» **Your goal**:
From the listing that follows, output everything exactly except the pictures.

##### Data segment

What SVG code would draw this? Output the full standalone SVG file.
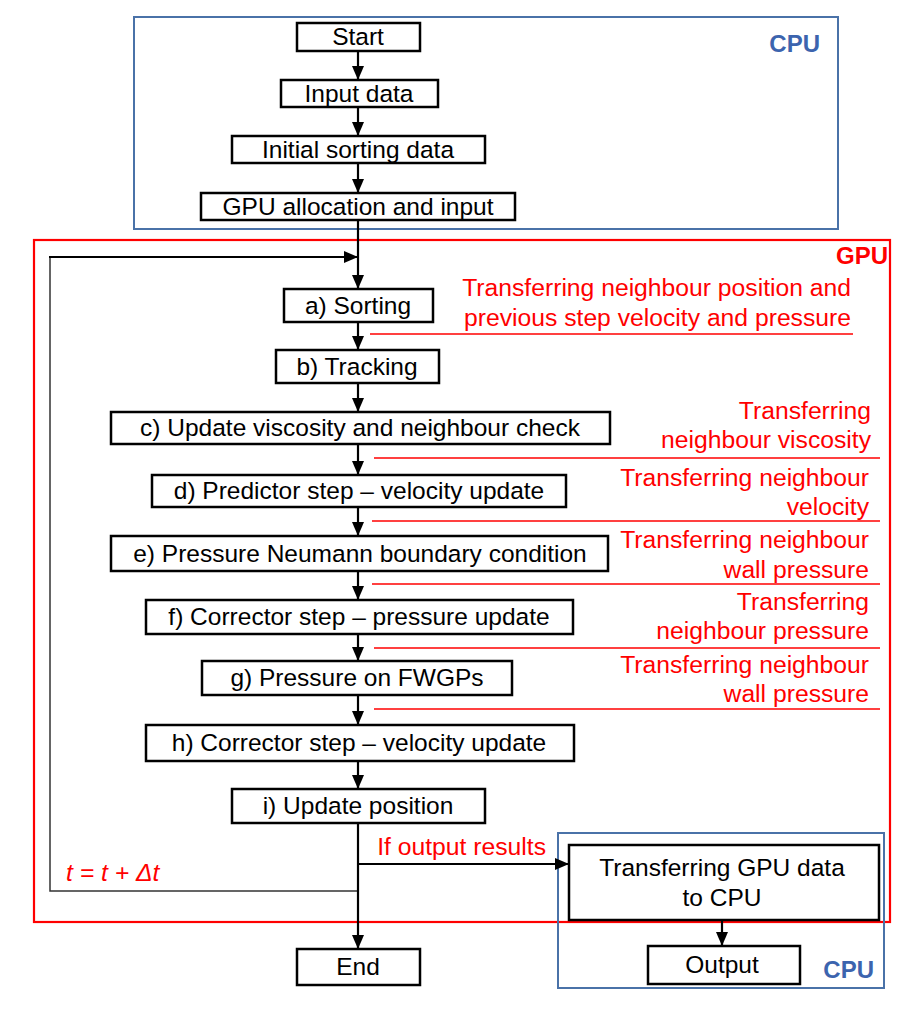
<svg xmlns="http://www.w3.org/2000/svg" width="909" height="1012" viewBox="0 0 909 1012">
<defs>
<marker id="ah" markerUnits="userSpaceOnUse" markerWidth="14" markerHeight="12" refX="14" refY="6" orient="auto">
<path d="M0,0 L14,6 L0,12 z" fill="#000"/>
</marker>
<style>
.box{fill:#fff;stroke:#000;stroke-width:2.5}
.t{font-family:"Liberation Sans",Arial,sans-serif;font-size:24.5px;fill:#000;text-anchor:middle}
.r{font-family:"Liberation Sans",Arial,sans-serif;font-size:24.7px;fill:#f00;text-anchor:end}
.lbl{font-family:"Liberation Sans",Arial,sans-serif;font-size:24px;font-weight:bold}
.cn{stroke:#000;stroke-width:2.2;fill:none}
.rl{stroke:#f00;stroke-width:1.3;fill:none}
.cpu{fill:none;stroke:#4a72a8;stroke-width:2}
</style>
</defs>
<rect width="909" height="1012" fill="#fff"/>
<g id="regions">
<rect class="cpu" x="134" y="17" width="704" height="212"/>
<rect x="34" y="240" width="856" height="682" fill="none" stroke="#f00" stroke-width="2.2"/>
<rect class="cpu" x="558" y="833" width="326" height="155"/>
<text class="lbl" x="820" y="52" fill="#3c64ae" text-anchor="end">CPU</text>
<text class="lbl" x="888" y="264" fill="#f00" text-anchor="end">GPU</text>
<text class="lbl" x="874" y="978" fill="#3c64ae" text-anchor="end">CPU</text>
</g>
<g id="connectors">
<line class="cn" x1="358" y1="51" x2="358" y2="80" marker-end="url(#ah)"/>
<line class="cn" x1="358" y1="107" x2="358" y2="136" marker-end="url(#ah)"/>
<line class="cn" x1="358" y1="163" x2="358" y2="193" marker-end="url(#ah)"/>
<line class="cn" x1="358" y1="220" x2="358" y2="289" marker-end="url(#ah)"/>
<polyline points="358,891 50,891 50,257" fill="none" stroke="#333" stroke-width="1.5"/>
<line class="cn" x1="49" y1="257" x2="358" y2="257" stroke-width="2.5" marker-end="url(#ah)"/>
<line class="cn" x1="358" y1="322" x2="358" y2="350" marker-end="url(#ah)"/>
<line class="cn" x1="358" y1="383" x2="358" y2="412" marker-end="url(#ah)"/>
<line class="cn" x1="358" y1="444" x2="358" y2="475" marker-end="url(#ah)"/>
<line class="cn" x1="358" y1="507" x2="358" y2="536" marker-end="url(#ah)"/>
<line class="cn" x1="358" y1="571" x2="358" y2="600" marker-end="url(#ah)"/>
<line class="cn" x1="358" y1="634" x2="358" y2="661" marker-end="url(#ah)"/>
<line class="cn" x1="358" y1="695" x2="358" y2="725" marker-end="url(#ah)"/>
<line class="cn" x1="358" y1="761" x2="358" y2="789" marker-end="url(#ah)"/>
<line class="cn" x1="358" y1="823" x2="358" y2="949" marker-end="url(#ah)"/>
<line class="cn" x1="358" y1="864" x2="569" y2="864" marker-end="url(#ah)"/>
<line class="cn" x1="722" y1="920" x2="722" y2="946" marker-end="url(#ah)"/>
<line class="rl" x1="370" y1="334" x2="853" y2="334"/>
<line class="rl" x1="374" y1="458" x2="880" y2="458"/>
<line class="rl" x1="372" y1="521" x2="880" y2="521"/>
<line class="rl" x1="372" y1="584" x2="880" y2="584"/>
<line class="rl" x1="374" y1="648" x2="880" y2="648"/>
<line class="rl" x1="374" y1="709" x2="880" y2="709"/>
</g>
<g id="annotations">
<text class="r" x="851" y="296">Transferring neighbour position and</text>
<text class="r" x="851" y="326">previous step velocity and pressure</text>
<text class="r" x="871" y="419">Transferring</text>
<text class="r" x="871" y="448">neighbour viscosity</text>
<text class="r" x="869" y="486">Transferring neighbour</text>
<text class="r" x="869" y="515">velocity</text>
<text class="r" x="869" y="548">Transferring neighbour</text>
<text class="r" x="869" y="578">wall pressure</text>
<text class="r" x="869" y="610">Transferring</text>
<text class="r" x="869" y="639">neighbour pressure</text>
<text class="r" x="869" y="673">Transferring neighbour</text>
<text class="r" x="869" y="702">wall pressure</text>
<text class="r" x="546" y="855">If output results</text>
<text class="r" x="66" y="881" style="text-anchor:start;font-style:italic">t = t + Δt</text>
</g>
<g id="n-start"><rect class="box" x="297" y="23" width="123" height="28"/><text class="t" x="358" y="45">Start</text></g>
<g id="n-input"><rect class="box" x="281" y="80" width="157" height="27"/><text class="t" x="359" y="102">Input data</text></g>
<g id="n-initsort"><rect class="box" x="232" y="136" width="253" height="27"/><text class="t" x="358" y="158">Initial sorting data</text></g>
<g id="n-gpualloc"><rect class="box" x="201" y="193" width="314" height="27"/><text class="t" x="358" y="215">GPU allocation and input</text></g>
<g id="n-a"><rect class="box" x="284" y="289" width="149" height="33"/><text class="t" x="358" y="314">a) Sorting</text></g>
<g id="n-b"><rect class="box" x="276" y="350" width="163" height="33"/><text class="t" x="357" y="375">b) Tracking</text></g>
<g id="n-c"><rect class="box" x="111" y="412" width="499" height="32"/><text class="t" x="360" y="436">c) Update viscosity and neighbour check</text></g>
<g id="n-d"><rect class="box" x="152" y="475" width="414" height="32"/><text class="t" x="359" y="499">d) Predictor step – velocity update</text></g>
<g id="n-e"><rect class="box" x="111" y="536" width="497" height="35"/><text class="t" x="360" y="562">e) Pressure Neumann boundary condition</text></g>
<g id="n-f"><rect class="box" x="146" y="600" width="427" height="34"/><text class="t" x="359" y="625">f) Corrector step – pressure update</text></g>
<g id="n-g"><rect class="box" x="202" y="661" width="310" height="34"/><text class="t" x="357" y="686">g) Pressure on FWGPs</text></g>
<g id="n-h"><rect class="box" x="146" y="725" width="428" height="36"/><text class="t" x="359" y="751">h) Corrector step – velocity update</text></g>
<g id="n-i"><rect class="box" x="232" y="789" width="253" height="34"/><text class="t" x="358" y="814">i) Update position</text></g>
<g id="n-transfer"><rect class="box" x="569" y="845" width="310" height="75"/><text class="t" x="722" y="876">Transferring GPU data</text><text class="t" x="722" y="906">to CPU</text></g>
<g id="n-output"><rect class="box" x="648" y="946" width="152" height="38"/><text class="t" x="722" y="973">Output</text></g>
<g id="n-end"><rect class="box" x="297" y="949" width="123" height="36"/><text class="t" x="358" y="975">End</text></g>
</svg>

##########

» **Worked solution**:
What SVG code would draw this? Output the full standalone SVG file.
<svg xmlns="http://www.w3.org/2000/svg" width="909" height="1012" viewBox="0 0 909 1012">
<defs>
<marker id="ah" markerUnits="userSpaceOnUse" markerWidth="14" markerHeight="12" refX="14" refY="6" orient="auto">
<path d="M0,0 L14,6 L0,12 z" fill="#000"/>
</marker>
<style>
.box{fill:#fff;stroke:#000;stroke-width:2.5}
.t{font-family:"Liberation Sans",Arial,sans-serif;font-size:24.5px;fill:#000;text-anchor:middle}
.r{font-family:"Liberation Sans",Arial,sans-serif;font-size:24.7px;fill:#f00;text-anchor:end}
.lbl{font-family:"Liberation Sans",Arial,sans-serif;font-size:24px;font-weight:bold}
.cn{stroke:#000;stroke-width:2.2;fill:none}
.rl{stroke:#f00;stroke-width:1.3;fill:none}
.cpu{fill:none;stroke:#4a72a8;stroke-width:2}
</style>
</defs>
<rect width="909" height="1012" fill="#fff"/>
<g id="regions">
<rect class="cpu" x="134" y="17" width="704" height="212"/>
<rect x="34" y="240" width="856" height="682" fill="none" stroke="#f00" stroke-width="2.2"/>
<rect class="cpu" x="558" y="833" width="326" height="155"/>
<text class="lbl" x="820" y="52" fill="#3c64ae" text-anchor="end">CPU</text>
<text class="lbl" x="888" y="264" fill="#f00" text-anchor="end">GPU</text>
<text class="lbl" x="874" y="978" fill="#3c64ae" text-anchor="end">CPU</text>
</g>
<g id="connectors">
<line class="cn" x1="358" y1="51" x2="358" y2="80" marker-end="url(#ah)"/>
<line class="cn" x1="358" y1="107" x2="358" y2="136" marker-end="url(#ah)"/>
<line class="cn" x1="358" y1="163" x2="358" y2="193" marker-end="url(#ah)"/>
<line class="cn" x1="358" y1="220" x2="358" y2="289" marker-end="url(#ah)"/>
<polyline points="358,891 50,891 50,257" fill="none" stroke="#333" stroke-width="1.5"/>
<line class="cn" x1="49" y1="257" x2="358" y2="257" stroke-width="2.5" marker-end="url(#ah)"/>
<line class="cn" x1="358" y1="322" x2="358" y2="350" marker-end="url(#ah)"/>
<line class="cn" x1="358" y1="383" x2="358" y2="412" marker-end="url(#ah)"/>
<line class="cn" x1="358" y1="444" x2="358" y2="475" marker-end="url(#ah)"/>
<line class="cn" x1="358" y1="507" x2="358" y2="536" marker-end="url(#ah)"/>
<line class="cn" x1="358" y1="571" x2="358" y2="600" marker-end="url(#ah)"/>
<line class="cn" x1="358" y1="634" x2="358" y2="661" marker-end="url(#ah)"/>
<line class="cn" x1="358" y1="695" x2="358" y2="725" marker-end="url(#ah)"/>
<line class="cn" x1="358" y1="761" x2="358" y2="789" marker-end="url(#ah)"/>
<line class="cn" x1="358" y1="823" x2="358" y2="949" marker-end="url(#ah)"/>
<line class="cn" x1="358" y1="864" x2="569" y2="864" marker-end="url(#ah)"/>
<line class="cn" x1="722" y1="920" x2="722" y2="946" marker-end="url(#ah)"/>
<line class="rl" x1="370" y1="334" x2="853" y2="334"/>
<line class="rl" x1="374" y1="458" x2="880" y2="458"/>
<line class="rl" x1="372" y1="521" x2="880" y2="521"/>
<line class="rl" x1="372" y1="584" x2="880" y2="584"/>
<line class="rl" x1="374" y1="648" x2="880" y2="648"/>
<line class="rl" x1="374" y1="709" x2="880" y2="709"/>
</g>
<g id="annotations">
<text class="r" x="851" y="296">Transferring neighbour position and</text>
<text class="r" x="851" y="326">previous step velocity and pressure</text>
<text class="r" x="871" y="419">Transferring</text>
<text class="r" x="871" y="448">neighbour viscosity</text>
<text class="r" x="869" y="486">Transferring neighbour</text>
<text class="r" x="869" y="515">velocity</text>
<text class="r" x="869" y="548">Transferring neighbour</text>
<text class="r" x="869" y="578">wall pressure</text>
<text class="r" x="869" y="610">Transferring</text>
<text class="r" x="869" y="639">neighbour pressure</text>
<text class="r" x="869" y="673">Transferring neighbour</text>
<text class="r" x="869" y="702">wall pressure</text>
<text class="r" x="546" y="855">If output results</text>
<text class="r" x="66" y="881" style="text-anchor:start;font-style:italic">t = t + Δt</text>
</g>
<g id="n-start"><rect class="box" x="297" y="23" width="123" height="28"/><text class="t" x="358" y="45">Start</text></g>
<g id="n-input"><rect class="box" x="281" y="80" width="157" height="27"/><text class="t" x="359" y="102">Input data</text></g>
<g id="n-initsort"><rect class="box" x="232" y="136" width="253" height="27"/><text class="t" x="358" y="158">Initial sorting data</text></g>
<g id="n-gpualloc"><rect class="box" x="201" y="193" width="314" height="27"/><text class="t" x="358" y="215">GPU allocation and input</text></g>
<g id="n-a"><rect class="box" x="284" y="289" width="149" height="33"/><text class="t" x="358" y="314">a) Sorting</text></g>
<g id="n-b"><rect class="box" x="276" y="350" width="163" height="33"/><text class="t" x="357" y="375">b) Tracking</text></g>
<g id="n-c"><rect class="box" x="111" y="412" width="499" height="32"/><text class="t" x="360" y="436">c) Update viscosity and neighbour check</text></g>
<g id="n-d"><rect class="box" x="152" y="475" width="414" height="32"/><text class="t" x="359" y="499">d) Predictor step – velocity update</text></g>
<g id="n-e"><rect class="box" x="111" y="536" width="497" height="35"/><text class="t" x="360" y="562">e) Pressure Neumann boundary condition</text></g>
<g id="n-f"><rect class="box" x="146" y="600" width="427" height="34"/><text class="t" x="359" y="625">f) Corrector step – pressure update</text></g>
<g id="n-g"><rect class="box" x="202" y="661" width="310" height="34"/><text class="t" x="357" y="686">g) Pressure on FWGPs</text></g>
<g id="n-h"><rect class="box" x="146" y="725" width="428" height="36"/><text class="t" x="359" y="751">h) Corrector step – velocity update</text></g>
<g id="n-i"><rect class="box" x="232" y="789" width="253" height="34"/><text class="t" x="358" y="814">i) Update position</text></g>
<g id="n-transfer"><rect class="box" x="569" y="845" width="310" height="75"/><text class="t" x="722" y="876">Transferring GPU data</text><text class="t" x="722" y="906">to CPU</text></g>
<g id="n-output"><rect class="box" x="648" y="946" width="152" height="38"/><text class="t" x="722" y="973">Output</text></g>
<g id="n-end"><rect class="box" x="297" y="949" width="123" height="36"/><text class="t" x="358" y="975">End</text></g>
</svg>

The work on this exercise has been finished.